[start]
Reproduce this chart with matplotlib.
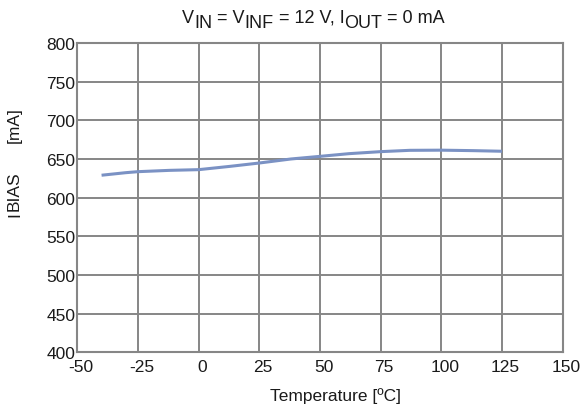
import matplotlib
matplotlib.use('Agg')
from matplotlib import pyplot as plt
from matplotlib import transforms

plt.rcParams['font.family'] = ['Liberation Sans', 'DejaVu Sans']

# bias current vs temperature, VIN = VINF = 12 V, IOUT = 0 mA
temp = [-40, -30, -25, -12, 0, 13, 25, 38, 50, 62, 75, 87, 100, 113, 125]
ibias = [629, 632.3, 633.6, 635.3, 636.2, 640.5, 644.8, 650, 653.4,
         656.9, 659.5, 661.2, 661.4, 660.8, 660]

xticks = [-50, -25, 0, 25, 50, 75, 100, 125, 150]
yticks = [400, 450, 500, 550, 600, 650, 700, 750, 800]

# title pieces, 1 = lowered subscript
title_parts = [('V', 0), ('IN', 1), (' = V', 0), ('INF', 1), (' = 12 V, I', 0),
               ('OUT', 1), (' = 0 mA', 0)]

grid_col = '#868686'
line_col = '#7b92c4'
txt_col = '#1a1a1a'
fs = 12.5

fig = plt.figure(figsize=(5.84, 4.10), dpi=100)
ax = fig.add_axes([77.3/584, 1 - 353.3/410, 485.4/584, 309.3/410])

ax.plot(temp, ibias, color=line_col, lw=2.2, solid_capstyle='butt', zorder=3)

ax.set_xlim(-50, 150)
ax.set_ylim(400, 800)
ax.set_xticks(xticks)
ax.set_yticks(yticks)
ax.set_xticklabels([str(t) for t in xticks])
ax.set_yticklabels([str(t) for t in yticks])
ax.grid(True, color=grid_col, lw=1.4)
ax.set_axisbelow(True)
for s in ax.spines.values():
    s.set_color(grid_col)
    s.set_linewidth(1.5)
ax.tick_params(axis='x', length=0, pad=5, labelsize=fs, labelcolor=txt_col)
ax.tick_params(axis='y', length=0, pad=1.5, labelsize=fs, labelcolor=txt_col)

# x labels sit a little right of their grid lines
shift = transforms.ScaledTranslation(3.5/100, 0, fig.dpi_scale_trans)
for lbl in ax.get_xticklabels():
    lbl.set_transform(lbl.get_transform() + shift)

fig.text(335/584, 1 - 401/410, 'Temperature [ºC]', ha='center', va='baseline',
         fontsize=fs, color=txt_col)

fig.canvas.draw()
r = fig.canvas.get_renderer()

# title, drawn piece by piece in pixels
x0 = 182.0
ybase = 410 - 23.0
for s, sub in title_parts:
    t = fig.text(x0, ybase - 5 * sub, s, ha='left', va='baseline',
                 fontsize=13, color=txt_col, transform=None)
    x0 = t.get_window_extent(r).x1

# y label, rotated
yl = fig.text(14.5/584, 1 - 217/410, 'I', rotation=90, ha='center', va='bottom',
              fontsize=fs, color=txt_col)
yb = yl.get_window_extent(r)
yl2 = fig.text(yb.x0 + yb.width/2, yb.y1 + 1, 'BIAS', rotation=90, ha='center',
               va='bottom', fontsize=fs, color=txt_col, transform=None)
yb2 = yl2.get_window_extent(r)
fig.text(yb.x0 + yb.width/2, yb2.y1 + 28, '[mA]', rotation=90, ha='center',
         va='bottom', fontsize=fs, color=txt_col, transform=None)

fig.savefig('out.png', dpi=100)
[end]
## The request
Reproduce the data verbatim. Do not carry any picture into the copy.

## Expected answer
Reproduce this chart with matplotlib.
import matplotlib
matplotlib.use('Agg')
from matplotlib import pyplot as plt
from matplotlib import transforms

plt.rcParams['font.family'] = ['Liberation Sans', 'DejaVu Sans']

# bias current vs temperature, VIN = VINF = 12 V, IOUT = 0 mA
temp = [-40, -30, -25, -12, 0, 13, 25, 38, 50, 62, 75, 87, 100, 113, 125]
ibias = [629, 632.3, 633.6, 635.3, 636.2, 640.5, 644.8, 650, 653.4,
         656.9, 659.5, 661.2, 661.4, 660.8, 660]

xticks = [-50, -25, 0, 25, 50, 75, 100, 125, 150]
yticks = [400, 450, 500, 550, 600, 650, 700, 750, 800]

# title pieces, 1 = lowered subscript
title_parts = [('V', 0), ('IN', 1), (' = V', 0), ('INF', 1), (' = 12 V, I', 0),
               ('OUT', 1), (' = 0 mA', 0)]

grid_col = '#868686'
line_col = '#7b92c4'
txt_col = '#1a1a1a'
fs = 12.5

fig = plt.figure(figsize=(5.84, 4.10), dpi=100)
ax = fig.add_axes([77.3/584, 1 - 353.3/410, 485.4/584, 309.3/410])

ax.plot(temp, ibias, color=line_col, lw=2.2, solid_capstyle='butt', zorder=3)

ax.set_xlim(-50, 150)
ax.set_ylim(400, 800)
ax.set_xticks(xticks)
ax.set_yticks(yticks)
ax.set_xticklabels([str(t) for t in xticks])
ax.set_yticklabels([str(t) for t in yticks])
ax.grid(True, color=grid_col, lw=1.4)
ax.set_axisbelow(True)
for s in ax.spines.values():
    s.set_color(grid_col)
    s.set_linewidth(1.5)
ax.tick_params(axis='x', length=0, pad=5, labelsize=fs, labelcolor=txt_col)
ax.tick_params(axis='y', length=0, pad=1.5, labelsize=fs, labelcolor=txt_col)

# x labels sit a little right of their grid lines
shift = transforms.ScaledTranslation(3.5/100, 0, fig.dpi_scale_trans)
for lbl in ax.get_xticklabels():
    lbl.set_transform(lbl.get_transform() + shift)

fig.text(335/584, 1 - 401/410, 'Temperature [ºC]', ha='center', va='baseline',
         fontsize=fs, color=txt_col)

fig.canvas.draw()
r = fig.canvas.get_renderer()

# title, drawn piece by piece in pixels
x0 = 182.0
ybase = 410 - 23.0
for s, sub in title_parts:
    t = fig.text(x0, ybase - 5 * sub, s, ha='left', va='baseline',
                 fontsize=13, color=txt_col, transform=None)
    x0 = t.get_window_extent(r).x1

# y label, rotated
yl = fig.text(14.5/584, 1 - 217/410, 'I', rotation=90, ha='center', va='bottom',
              fontsize=fs, color=txt_col)
yb = yl.get_window_extent(r)
yl2 = fig.text(yb.x0 + yb.width/2, yb.y1 + 1, 'BIAS', rotation=90, ha='center',
               va='bottom', fontsize=fs, color=txt_col, transform=None)
yb2 = yl2.get_window_extent(r)
fig.text(yb.x0 + yb.width/2, yb2.y1 + 28, '[mA]', rotation=90, ha='center',
         va='bottom', fontsize=fs, color=txt_col, transform=None)

fig.savefig('out.png', dpi=100)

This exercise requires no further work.